The use of certain coding practices can mitigate this problem, allowing a common code base to be adapted
to perform well across a wide range of hardware platforms. To this end, we explore some general practices
for producing performant code that are effective across platforms. Additionally, we explore some ways of
modularizing code to enable optional optimizations that take advantage of hardware-specific characteristics.
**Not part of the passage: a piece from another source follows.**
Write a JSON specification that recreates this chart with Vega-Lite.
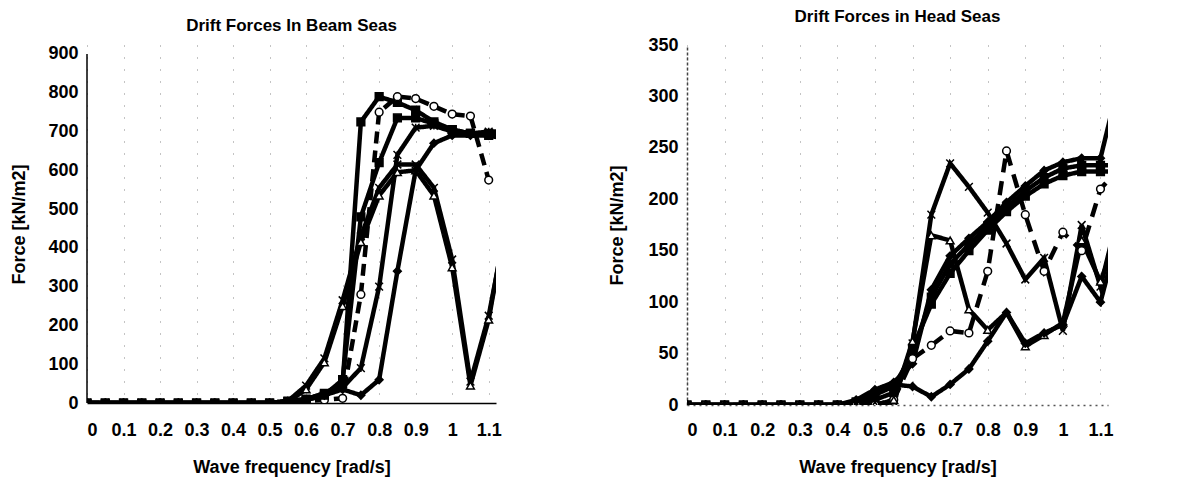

The minimum requirement for portability implies avoiding the use of OpenCL features that are optional,
not widely implemented, poorly implemented, or missing in major implementations. Exposing multiple levels of
parallelism allows hardware to take advantage of the types of parallelism it supports, from the task level down
to explicit vector operations. Static optimizations and branch elimination in device code help the platform
compiler to effectively optimize programs. Modularization of some code is important to allow operations to
be chosen for performance on target hardware. Optional subroutines exploiting explicit memory locality allow
for different memory hierarchies to be exploited for maximum performance. The C preprocessor and JIT
compilation using the OpenCL runtime can be used to enable some of these techniques, as well as to factor in
hardware-specific optimizations as necessary.